Update, January 28: Councilmember Aaron Stephens provided the following statement:

"There is a special place in hell for Inmate Nassar. This man used his position of power to take advantage of others. I'm glad he got the maximum sentence.

"My first and only priority is justice for these strong, and brave women. And whoever knew, and enabled these atrocious acts, is equally culpable in the situation. Anyone who knew and didn't act, needs to be held accountable, no matter how far up it goes. MSU has a lot of work to do to rebuild trust.

"It’s not just about holding those who were complicit accountable. It’s also about ensuring an environment where people feel comfortable enough to report, come forward, and actually get something done in a safe, and transparent way. You have to have an environment in an organization where when there are rumors or whispers, they get looked into and addressed. I hope that is a continued priority moving forward.

"It's about ensuring a culture in which people feel comfortable coming forward without personal risk. If someone is scared to go to their boss with bad news it’s not just on the employee for not reporting, it’s on the boss for not being able to create an environment in which the employee feels comfortable coming and speaking on - yes - sensitive issues, but significantly serious issues just the same. Again, I think this is just the start. They have a lot of work to do. I really hope that this issue isn't just viewed as "resolved" because a couple people stepped down. There are institutional problems to address on every level. I think every organization, not just MSU, should critically analyze their own reporting procedures, their own organizational culture, and make sure that nothing like this ever happens again.

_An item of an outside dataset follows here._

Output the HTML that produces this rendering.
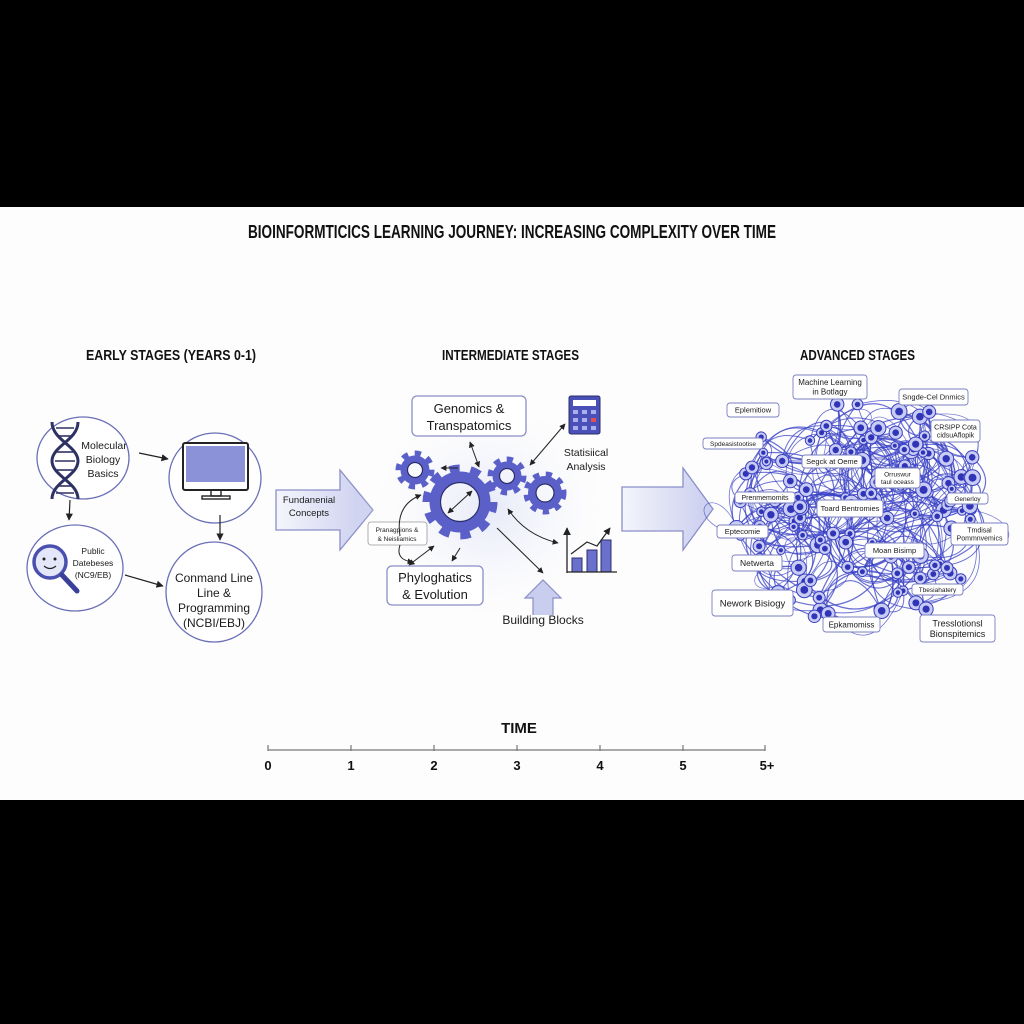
<!DOCTYPE html>
<html><head><meta charset="utf-8"><style>
html,body{margin:0;padding:0;background:#000;}
svg{display:block;}
text{font-family:"Liberation Sans",sans-serif;fill:#1a1a1a;}
.h{font-family:"Liberation Sans Narrow","Liberation Sans",sans-serif;font-weight:bold;fill:#111;}
</style></head><body>
<svg id="s" width="1024" height="1024" viewBox="0 0 1024 1024" xmlns="http://www.w3.org/2000/svg">
<defs>
<marker id="a" viewBox="0 0 10 10" refX="9" refY="5" markerWidth="6" markerHeight="6" orient="auto-start-reverse"><path d="M0,0L10,5L0,10z" fill="#222"/></marker>
<linearGradient id="ag" x1="0" x2="1"><stop offset="0" stop-color="#f4f5fc"/><stop offset="1" stop-color="#c9cdee"/></linearGradient>
<radialGradient id="blob"><stop offset="0" stop-color="#e6e9f8"/><stop offset="1" stop-color="#ffffff" stop-opacity="0"/></radialGradient>
</defs>
<rect x="0" y="207" width="1024" height="593" fill="#fdfdfd"/>
<text class="h" x="248" y="238" font-size="18" textLength="528" lengthAdjust="spacingAndGlyphs">BIOINFORMTICICS LEARNING JOURNEY: INCREASING COMPLEXITY OVER TIME</text>
<text class="h" x="86" y="360" font-size="15" textLength="170" lengthAdjust="spacingAndGlyphs">EARLY STAGES (YEARS 0-1)</text>
<text class="h" x="442" y="360" font-size="15" textLength="137" lengthAdjust="spacingAndGlyphs">INTERMEDIATE STAGES</text>
<text class="h" x="800" y="360" font-size="15" textLength="115" lengthAdjust="spacingAndGlyphs">ADVANCED STAGES</text>

<g fill="#fff" stroke="#6b6fb8" stroke-width="1.3">
<ellipse cx="83" cy="458" rx="46" ry="41"/>
<ellipse cx="215" cy="478" rx="46" ry="45"/>
<ellipse cx="75" cy="568" rx="48" ry="43"/>
<ellipse cx="214" cy="592" rx="48" ry="50"/>
</g>
<g stroke="#2e3163" stroke-width="3" fill="none">
<path d="M52,422 C52,440 78,446 78,461 C78,476 52,482 52,499"/>
<path d="M78,422 C78,440 52,446 52,461 C52,476 78,482 78,499"/>
</g>
<g stroke="#2e3163" stroke-width="1.6"><line x1="56" y1="428" x2="74" y2="428"/><line x1="58" y1="436" x2="72" y2="436"/><line x1="57" y1="452" x2="73" y2="452"/><line x1="55" y1="461" x2="75" y2="461"/><line x1="57" y1="470" x2="73" y2="470"/><line x1="58" y1="486" x2="72" y2="486"/><line x1="56" y1="493" x2="74" y2="493"/></g>
<text x="104" y="449" font-size="10.5" text-anchor="middle">Molecular</text>
<text x="103" y="463" font-size="10.5" text-anchor="middle">Biology</text>
<text x="103" y="477" font-size="10.5" text-anchor="middle">Basics</text>
<rect x="183" y="443" width="65" height="47" rx="2" fill="#fff" stroke="#222" stroke-width="2"/>
<rect x="186" y="446" width="59" height="36" fill="#8c92d8"/>
<rect x="211" y="490" width="10" height="6" fill="none" stroke="#222" stroke-width="1.4"/>
<rect x="202" y="496" width="28" height="3" fill="none" stroke="#222" stroke-width="1.4"/>
<circle cx="50" cy="562" r="16" fill="#e4e6fa" stroke="#4a50b0" stroke-width="3.5"/>
<line x1="62" y1="575" x2="77" y2="591" stroke="#3a3f9a" stroke-width="5" stroke-linecap="round"/>
<circle cx="44" cy="559" r="1.5" fill="#222"/><circle cx="55" cy="559" r="1.5" fill="#222"/>
<path d="M44,566 Q50,571 56,566" stroke="#222" fill="none" stroke-width="1.2"/>
<text x="93" y="554" font-size="8.5" text-anchor="middle">Public</text>
<text x="93" y="566" font-size="8.5" text-anchor="middle">Datebeses</text>
<text x="93" y="578" font-size="8.5" text-anchor="middle">(NC9/EB)</text>
<text x="214" y="582" font-size="12" text-anchor="middle">Conmand Line</text>
<text x="214" y="597" font-size="12" text-anchor="middle">Line &amp;</text>
<text x="214" y="612" font-size="12" text-anchor="middle">Programming</text>
<text x="214" y="627" font-size="12" text-anchor="middle">(NCBI/EBJ)</text>
<g stroke="#222" stroke-width="1.2" marker-end="url(#a)">
<line x1="139" y1="453" x2="168" y2="459"/>
<line x1="70" y1="500" x2="69" y2="520"/>
<line x1="220" y1="515" x2="220" y2="540"/>
<line x1="125" y1="575" x2="163" y2="586"/>
</g>
<path d="M276,490 L340,490 L340,470 L373,510 L340,550 L340,530 L276,530 Z" fill="url(#ag)" stroke="#8a8fc8" stroke-width="1.3"/>
<text x="309" y="503" font-size="9.5" text-anchor="middle">Fundanenial</text>
<text x="309" y="516" font-size="9.5" text-anchor="middle">Concepts</text>

<ellipse cx="490" cy="510" rx="135" ry="125" fill="url(#blob)"/>
<rect x="412" y="396" width="114" height="40" rx="5" fill="#fff" stroke="#8a8fc8" stroke-width="1.3"/>
<text x="469" y="413" font-size="13" text-anchor="middle">Genomics &amp;</text>
<text x="469" y="430" font-size="13" text-anchor="middle">Transpatomics</text>
<g fill="none" stroke="#5a60c8">
<circle cx="415" cy="470" r="16" stroke-width="7" stroke-dasharray="6 6.5"/>
<circle cx="415" cy="470" r="11" stroke-width="7"/>
<circle cx="460" cy="502" r="33" stroke-width="9" stroke-dasharray="10 10.7"/>
<circle cx="460" cy="502" r="25" stroke-width="11"/>
<circle cx="507" cy="476" r="16" stroke-width="7" stroke-dasharray="6 6.5"/>
<circle cx="507" cy="476" r="11" stroke-width="7"/>
<circle cx="545" cy="493" r="18" stroke-width="7" stroke-dasharray="6 6.2"/>
<circle cx="545" cy="493" r="13" stroke-width="8"/>
</g>
<g fill="none" stroke="#2a2f6a" stroke-width="1.2">
<circle cx="415" cy="470" r="7.5"/><circle cx="460" cy="502" r="19.5"/><circle cx="507" cy="476" r="7.5"/><circle cx="545" cy="493" r="9"/>
</g>
<rect x="569" y="396" width="31" height="38" rx="2" fill="#4a50b8" stroke="#2a2f6a"/>
<rect x="573" y="400" width="23" height="6" fill="#fff"/>
<g fill="#aab0ee"><rect x="573" y="410" width="5" height="4"/><rect x="582" y="410" width="5" height="4"/><rect x="591" y="410" width="5" height="4"/><rect x="573" y="418" width="5" height="4"/><rect x="582" y="418" width="5" height="4"/><rect x="573" y="426" width="5" height="4"/><rect x="582" y="426" width="5" height="4"/><rect x="591" y="426" width="5" height="4"/></g>
<rect x="591" y="418" width="5" height="4" fill="#e05050"/>
<text x="586" y="456" font-size="10.5" text-anchor="middle">Statisiical</text>
<text x="586" y="470" font-size="10.5" text-anchor="middle">Analysis</text>
<rect x="387" y="566" width="96" height="39" rx="5" fill="#fff" stroke="#8a8fc8" stroke-width="1.3"/>
<text x="435" y="582" font-size="13" text-anchor="middle">Phyloghatics</text>
<text x="435" y="599" font-size="13" text-anchor="middle">&amp; Evolution</text>
<rect x="368" y="522" width="59" height="23" rx="3" fill="#fff" stroke="#999" stroke-width="0.8"/>
<text x="397" y="532" font-size="6.5" text-anchor="middle">Pranagpions &amp;</text>
<text x="397" y="541" font-size="6.5" text-anchor="middle">&amp; Neisliamics</text>
<g fill="#6a70cc" stroke="#2a2f6a" stroke-width="1"><rect x="572" y="558" width="10" height="14"/><rect x="587" y="550" width="10" height="22"/><rect x="601" y="540" width="10" height="32"/></g>
<line x1="567" y1="572" x2="617" y2="572" stroke="#222" stroke-width="1.3"/>
<line x1="567" y1="573" x2="567" y2="528" stroke="#222" stroke-width="1.3" marker-end="url(#a)"/>
<polyline points="571,554 587,542 597,546 610,528" fill="none" stroke="#222" stroke-width="1.2" marker-end="url(#a)"/>
<path d="M533,615 L533,598 L525,598 L543,580 L561,598 L553,598 L553,615" fill="#c9cdee" stroke="#8a8fc8" stroke-width="1.2"/>
<text x="543" y="624" font-size="12" text-anchor="middle">Building Blocks</text>
<g stroke="#222" stroke-width="1" fill="none" marker-end="url(#a)" marker-start="url(#a)">
<line x1="470" y1="442" x2="479" y2="467"/>
<line x1="530" y1="465" x2="565" y2="424"/>
<line x1="448" y1="513" x2="472" y2="491"/>
<path d="M508,509 Q525,535 558,543"/>
<path d="M400,536 Q395,505 421,495" marker-start="none"/>
<path d="M400,545 Q395,560 413,562" marker-start="none"/>
<line x1="409" y1="565" x2="434" y2="546"/>
</g>
<g stroke="#222" stroke-width="1" marker-end="url(#a)">
<line x1="458" y1="468" x2="441" y2="468"/>
<line x1="460" y1="548" x2="452" y2="561"/>
<line x1="497" y1="528" x2="543" y2="573"/>
</g>

<path d="M622,487 L683,487 L683,468 L713,509 L683,550 L683,531 L622,531 Z" fill="url(#ag)" stroke="#8a8fc8" stroke-width="1.3"/>

<g id="net"></g>
<g id="lbl" font-size="8" text-anchor="middle"></g>

<text class="h" x="519" y="733" font-size="15" text-anchor="middle">TIME</text>
<line x1="268" y1="750" x2="765" y2="750" stroke="#777" stroke-width="1.3"/>
<g stroke="#777" stroke-width="1.2">
<line x1="268" y1="745" x2="268" y2="751"/><line x1="351" y1="745" x2="351" y2="751"/><line x1="434" y1="745" x2="434" y2="751"/><line x1="517" y1="745" x2="517" y2="751"/><line x1="600" y1="745" x2="600" y2="751"/><line x1="683" y1="745" x2="683" y2="751"/><line x1="765" y1="745" x2="765" y2="751"/>
</g>
<g font-size="13" text-anchor="middle">
<text class="h" x="268" y="770">0</text><text class="h" x="351" y="770">1</text><text class="h" x="434" y="770">2</text><text class="h" x="517" y="770">3</text><text class="h" x="600" y="770">4</text><text class="h" x="683" y="770">5</text><text class="h" x="767" y="770">5+</text>
</g>
</svg>
<script>
(function(){
var NS="http://www.w3.org/2000/svg";
var seed=11;function r(){seed=(seed*16807)%2147483647;return (seed-1)/2147483646;}
var net=document.getElementById('net');
function el(t,a,p){var e=document.createElementNS(NS,t);for(var k in a)e.setAttribute(k,a[k]);(p||net).appendChild(e);return e;}
var cx=860,cy=510,nodes=[];
for(var i=0;i<120;i++){var ang=r()*Math.PI*2,d=Math.sqrt(r());nodes.push([cx+Math.cos(ang)*d*125,cy+Math.sin(ang)*d*120]);}
var cnt=0,tries=0;
while(cnt<320&&tries<8000){tries++;var a=nodes[Math.floor(r()*nodes.length)],b=nodes[Math.floor(r()*nodes.length)];
var dx=b[0]-a[0],dy=b[1]-a[1],L=Math.sqrt(dx*dx+dy*dy);if(L<15||L>110)continue;cnt++;
var k=(r()<0.5?-1:1)*(0.4+r()*0.6);
var mx=(a[0]+b[0])/2-dy*k,my=(a[1]+b[1])/2+dx*k;
el('path',{d:'M'+a[0].toFixed(1)+','+a[1].toFixed(1)+' Q'+mx.toFixed(1)+','+my.toFixed(1)+' '+b[0].toFixed(1)+','+b[1].toFixed(1),fill:'none',stroke:'#3a41c6','stroke-width':(0.7+r()*0.6).toFixed(2),'stroke-opacity':'0.75'});}
for(var i=0;i<14;i++){var a=nodes[Math.floor(r()*nodes.length)];var ang=r()*Math.PI*2;
el('path',{d:'M'+a[0].toFixed(1)+','+a[1].toFixed(1)+' C'+(a[0]+Math.cos(ang)*70).toFixed(1)+','+(a[1]+Math.sin(ang)*70).toFixed(1)+' '+(a[0]+Math.cos(ang+1)*70).toFixed(1)+','+(a[1]+Math.sin(ang+1)*70).toFixed(1)+' '+a[0].toFixed(1)+','+a[1].toFixed(1),fill:'none',stroke:'#3d44c8','stroke-width':'0.8','stroke-opacity':'0.65'});}
nodes.forEach(function(n){var rr=4+r()*4;el('circle',{cx:n[0].toFixed(1),cy:n[1].toFixed(1),r:rr.toFixed(1),fill:'#c8ccf4',stroke:'#3a40c0','stroke-width':'1'});el('circle',{cx:n[0].toFixed(1),cy:n[1].toFixed(1),r:(rr*0.5).toFixed(1),fill:'#3035b8'});});
var Ls=[
[793,375,74,24,["Machine Learning","in Botlagy"],8],
[899,389,69,16,["Sngde-Cel Dnmics"],7.5],
[931,420,49,22,["CRSIPP Cota","cidsuAflopik"],7],
[727,403,52,14,["Eplemitiow"],7.5],
[703,438,60,11,["Spdeasistootise"],6.5],
[802,455,60,13,["Segck at Oeme"],7.5],
[875,468,45,20,["Orruswur","taul oceass"],6.5],
[735,492,60,11,["Prenmemomits"],7],
[817,500,66,17,["Toard Bentromies"],7.5],
[947,493,41,11,["Generloy"],6.5],
[717,525,51,13,["Eptecomie"],7.5],
[951,523,57,22,["Tmdisal","Pommnvemics"],7],
[865,543,59,15,["Moan Bisimp"],7.5],
[732,555,50,16,["Netwerta"],8.5],
[912,584,51,11,["Tbesiahatery"],6.5],
[712,590,81,26,["Nework Bisiogy"],9.5],
[823,617,57,15,["Epkamomiss"],8],
[920,615,75,27,["Tresslotionsl","Bionspitemics"],9]];
var lbl=document.getElementById('lbl');
Ls.forEach(function(l){el('rect',{x:l[0],y:l[1],width:l[2],height:l[3],rx:3,fill:'#fff',stroke:'#7a7fc0','stroke-width':'0.9'},lbl);
var n=l[4].length,fs=l[5];l[4].forEach(function(t,i){var tt=el('text',{x:l[0]+l[2]/2,y:(l[1]+l[3]/2+fs*0.36+(i-(n-1)/2)*fs*1.2).toFixed(1),'font-size':fs},lbl);tt.textContent=t;});});
})();
</script>
</body></html>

"East Lansing is still the home of Michigan State University and we will continue to work with them as we have for years. That being said, I am pretty disappointed in my school right now."

 

Disclosure: Alice Dreger's spouse, Aron Sousa, is Senior Associate Dean for MSU's College of Human Medicine (CHM). Nassar was a physician in the College of Osteopathic Medicine (COM), and the two colleges have many intertwined programs and resource needs.